Homie is Danez Smith’s magnificent anthem about the saving grace of friendship. Rooted in the loss of one of Smith’s close friends, this book comes out of the search for joy and intimacy within a nation where both can seem scarce and getting scarcer.
I’d like to invent or order up new adjectives to describe the startling originality and ambition of Smith’s work. I’d like to unwrap some brand-new words, oddly pronged words, to convey their wary intelligence and open heart ... These poems emerge from places of paradox, and are animated by the spirit of the dozens, where deep love can be best conveyed through imaginative insult ... The radiance of Homie arrives like a shock, like found money, like a flower fighting through concrete ... Each poem feels like a maze designed to take the poet and the reader to some new destination, some new understanding. Smith applies shocks to the language, twists tenses at will ... Smith got their start in spoken word, and their work has always retained the intimacy and directness of performance ... This is a book full of the turbulence of thought and desire, piloted by a writer who never loses their way.
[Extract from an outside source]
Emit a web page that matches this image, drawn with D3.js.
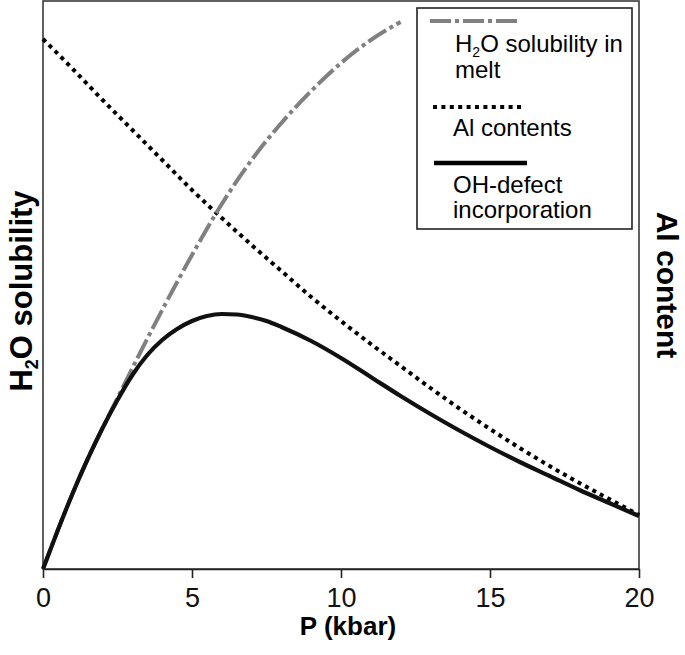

...a rapturous cry for all their friends and lovers in the profoundly moving collection ... Smith writes with both power and precision, and their poetic forms are as diverse as their topics. Homie teems with stream-of-conscious prose poetry and in equal measure gleams with lapidary stanzas of more formalized verse ... Smith is also a master of shape poetry, pushing words around the page in ways that are novel yet somehow essential to the flow of language ... As much as the collection is grounded in love, there's a hard-won ferocity in belonging, even moments of violence ... The collection is filled with passion and humanity and demonstrates why Smith has been called one of the best poets of their generation.
...by hiding the real name of the book, Smith only makes it available to those who take the time to read it. If the poetry were less earnest, this could come off as a gag—just another conceptual stunt. But the writer’s commitment to making black life visible while simultaneously expanding blackness’s scope when people are looking imbues this title with a different weight ... In its plainspoken yet voluminous vocabulary, its full-scale embrace of the body, and its ecstatic rendering of everyday life, Smith’s distinctive song of the self inevitably recalls Whitman ... Smith’s writing presents an identity tempered by a society that is slow to administer acceptance. Smith is a poet of profound abundance and empathy, and in this collection the moments that stay with you the longest are the ones that reflect on abandoning the socialization of a prolifically cruel world.